As a child I also knew Prokofiev's 'Romeo and Juliet' in its orchestral version very well, but when I was recording my first album – of Tchaikovsky and Prokofiev ballet transcriptions – I was very sad that Prokofiev hadn't transcribed this movement, my favourite moment of the whole thing! And then I heard this album where Argerich and Sergei Babayan realise it (in Babayan's own transcription). It's riveting – kind of everything I'd like to be able to do on the piano alone!
Maria Tipo – Bach: Partita No. 6 in E minor BWV 830; Scarlatti: Sonata in A major K 39
Maria Tipo's a pianist I'd known by name for many years, but I only got to know her better when I recorded my own Scarlatti album. I don't think she played such a wide range of repertoire; she stayed largely within the Baroque and early Classical literature. I was struck in particular by her touch in Baroque music. What she's able to achieve on the modern-day piano is a real harpsichord-like purity of sound, but at the same time a sound with a multitude of nuances, with a sense of phrasing and timing that allows her to interpret Scarlatti and Bach in a very modern way. Her Scarlatti, in particular, is exemplary.
Guiomar Novaes – Chopin: Piano Concerto No. 2; Nocturne Op. 62 No. 1
I heard Novaes's recording of Chopin's Second Concerto many years ago in the car and was struck by the energy of the playing: the fire, the drive, and the impetuous energy. It's different to what you get from Martha Argerich, but you could say both are equally intense. Novaes's playing has such power and presence, and she really pulls the orchestra along with her. It was different from other Chopin interpretations I knew and is maybe today still my favourite. Nowadays modern pianists have so many different things to think about, and I think some even think too much, but she just lets the music take her and is so sure of herself – you hear that conviction in the playing. And then in the Nocturne she is able to show that she still has that character even when things are very tender.
Maria João Pires – Chopin: Cello Sonata; Schubert: Impromptu in F minor
From Maria João Pires I selected the Chopin Cello Sonata, in part just because I love the sound of the cello so much – this deep yearning sound that is almost impossible to create on the piano.

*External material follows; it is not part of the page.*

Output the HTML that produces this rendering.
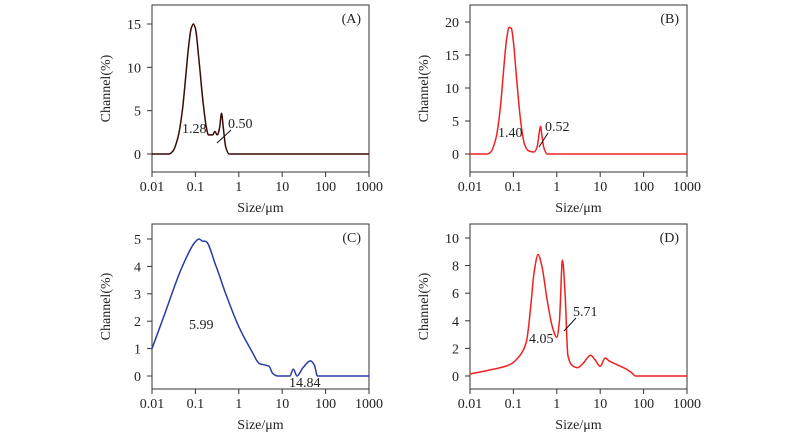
<!DOCTYPE html>
<html><head><meta charset="utf-8"><style>
body{margin:0;background:#fff}
svg{display:block;font-family:"Liberation Serif",serif}
</style></head><body>
<svg id="c" width="800" height="442" viewBox="0 0 800 442"></svg>
<script>
const xTickLabels=["0.01","0.1","1","10","100","1000"];
const sizesA=[0.01,0.025,0.03,0.04,0.05,0.06,0.07,0.08,0.09,0.1,0.12,0.15,0.18,0.2,0.25,0.28,0.32,0.36,0.4,0.44,0.5,0.6,1000];
const valuesA=[0,0,0.3,2,5,9,12.5,14.5,15,14.5,11,6,3,2.2,2.2,2.6,2.2,3,4.7,3,0.8,0,0];
const sizesB=[0.01,0.025,0.03,0.04,0.05,0.06,0.07,0.08,0.09,0.1,0.12,0.15,0.18,0.22,0.3,0.35,0.4,0.42,0.45,0.5,0.6,1000];
const valuesB=[0,0,0.3,2.5,7,13,17.5,19.2,19,17,11,4.5,1.5,0.5,0.3,1,3.5,4.2,3,1,0,0];
const sizesC=[0.01,0.02,0.05,0.1,0.12,0.15,0.17,0.3,0.5,1,2,3,4,5,6,8,15,18,22,30,45,55,65,1000];
const valuesC=[1,2.3,4,4.9,5,4.92,4.92,4,3,1.8,0.9,0.45,0.4,0.35,0.1,0,0,0.25,0,0.3,0.55,0.4,0,0];
const sizesD=[0.01,0.03,0.08,0.15,0.2,0.25,0.3,0.37,0.45,0.6,0.8,1.0,1.15,1.35,1.55,1.8,2.2,3,4,6,7.5,10,13,16,25,40,55,65,1000];
const valuesD=[0.15,0.45,0.8,1.6,2.5,5,7.5,8.8,8,5.5,3.5,2.8,4,8.4,6,1.5,0.8,0.6,0.9,1.5,1.2,0.7,1.3,1.1,0.8,0.5,0.2,0,0];
const yTicksA=[0,5,10,15], yTicksB=[0,5,10,15,20], yTicksC=[0,1,2,3,4,5], yTicksD=[0,2,4,6,8,10];

const NS="http://www.w3.org/2000/svg", svg=document.getElementById('c');
function el(t,a,p){const e=document.createElementNS(NS,t);for(const k in a)e.setAttribute(k,a[k]);(p||svg).appendChild(e);return e;}
function txt(s,a,p){const e=el('text',a,p);e.textContent=s;return e;}

function monoPath(P){
  const n=P.length, dx=[], s=[], m=[];
  for(let i=0;i<n-1;i++){dx[i]=P[i+1][0]-P[i][0];s[i]=(P[i+1][1]-P[i][1])/dx[i];}
  m[0]=s[0];m[n-1]=s[n-2];
  for(let i=1;i<n-1;i++){
    if(s[i-1]*s[i]<=0)m[i]=0;
    else{const w1=2*dx[i]+dx[i-1],w2=dx[i]+2*dx[i-1];m[i]=(w1+w2)/(w1/s[i-1]+w2/s[i]);}
  }
  let d='M'+P[0][0].toFixed(2)+','+P[0][1].toFixed(2);
  for(let i=0;i<n-1;i++){
    const h=dx[i]/3;
    d+=` C${(P[i][0]+h).toFixed(2)},${(P[i][1]+m[i]*h).toFixed(2)} ${(P[i+1][0]-h).toFixed(2)},${(P[i+1][1]-m[i+1]*h).toFixed(2)} ${P[i+1][0].toFixed(2)},${P[i+1][1].toFixed(2)}`;
  }
  return d;
}

function panel(o){
  const g=el('g',{});
  
  
  const X=v=>o.x0+(Math.log10(v)+2)/5*(o.x1-o.x0);
  const Y=v=>o.yz+(o.yr-o.yz)*v/o.rv;
  const fr=el('rect',{x:o.x0,y:o.t,width:o.x1-o.x0,height:o.b-o.t,fill:'none',stroke:'#333','stroke-width':1},g);
  
  
  xTickLabels.forEach(l=>{const x=X(+l);
    el('line',{x1:x,x2:x,y1:o.b,y2:o.b+5,stroke:'#333'},g);
    const t=txt(l,{x:x,y:o.b+19,'text-anchor':'middle','font-size':14,fill:'#222'},g);
    
    });
  o.yt.forEach(v=>{const y=Y(v);
    el('line',{x1:o.x0-5,x2:o.x0,y1:y,y2:y,stroke:'#333'},g);
    const t=txt(String(v),{x:o.x0-11,y:y+5,'text-anchor':'end','font-size':14,fill:'#222'},g);
    
    });
  const xt=txt('Size/μm',{x:(o.x0+o.x1)/2,y:o.b+40,'text-anchor':'middle','font-size':14,fill:'#222'},g);
  
  
  const cy=(o.t+o.b)/2, cx=o.x0-42;
  const yt=txt('Channel(%)',{x:cx,y:cy,'text-anchor':'middle','font-size':14,fill:'#222',transform:`rotate(-90 ${cx} ${cy})`},g);
  
  
  const pl=txt('('+o.id+')',{x:o.x1-8,y:o.t+18,'text-anchor':'end','font-size':14,fill:'#222'},g);
  
  
  const P=o.sx.map((s,i)=>[X(s),Y(o.vy[i])]);
  const ln=el('path',{d:monoPath(P),fill:'none',stroke:o.col,'stroke-width':1.5},g);
  
  
  o.ann.forEach(a=>{const t=txt(a[0],{x:a[1],y:a[2],'font-size':14,fill:'#222'},g);
    
    });
  if(o.tick)el('line',{x1:o.tick[0],y1:o.tick[1],x2:o.tick[2],y2:o.tick[3],stroke:'#111','stroke-width':1},g);
}
panel({id:'A',x0:152,x1:369,t:5,b:172,yz:154,yr:24,rv:15,yt:yTicksA,sx:sizesA,vy:valuesA,col:'#3a0a05',
  ann:[['1.28',182,133],['0.50',228,128]],tick:[217,143,231,130]});
panel({id:'B',x0:470,x1:687,t:5,b:172,yz:154,yr:22,rv:20,yt:yTicksB,sx:sizesB,vy:valuesB,col:'#f02020',
  ann:[['1.40',498,137],['0.52',545,131]],tick:[539,147,548,133]});
panel({id:'C',x0:152,x1:369,t:224,b:389,yz:376,yr:239,rv:5,yt:yTicksC,sx:sizesC,vy:valuesC,col:'#2a3aa8',
  ann:[['5.99',189,329],['14.84',289,387]]});
panel({id:'D',x0:470,x1:687,t:224,b:389,yz:376,yr:238,rv:10,yt:yTicksD,sx:sizesD,vy:valuesD,col:'#f02020',
  ann:[['4.05',529,343],['5.71',573,316]],tick:[564,331,576,318]});
</script>
</body></html>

This is one of the pieces I enjoy working on most with cellists, and Pires and her partner here achieve such a beautiful symbiosis in the third and fourth movements. It's like a perfect definition of chamber music: two strong personalities meshing to create a memorable interpretation. Then there's a very different character in the Schubert impromptu, specifically this recording from the album 'Le Voyage magnifique', where I hear Pires's spirit as well as the power of music to make us better.
Clara Haskil – Mozart Piano Concerto KV 466; Schubert Piano Sonata in B flat D960
I like Clara Haskil first of all because we have similar names! But she's undoubtedly one of the great pianists, a grande dame from a golden age when there weren't many well-known female pianists at all. She always has these perfectly intellectual interpretations of the classical repertoire. But, for the first recording, I selected this Mozart concerto with Karajan. It's a live recording, so it's maybe not all perfect, but you just hear the authenticity and quality. My last choice is fitting: the first movement of Schubert's final sonata. She plays this with such a kind of peacefulness, with what feels like a straightforward way of looking at what's coming imminently. She’d gone through so much in her life at this stage – it's quite a late recording – and you hear this whole experience amassed, even just in the way she plays those opening chords.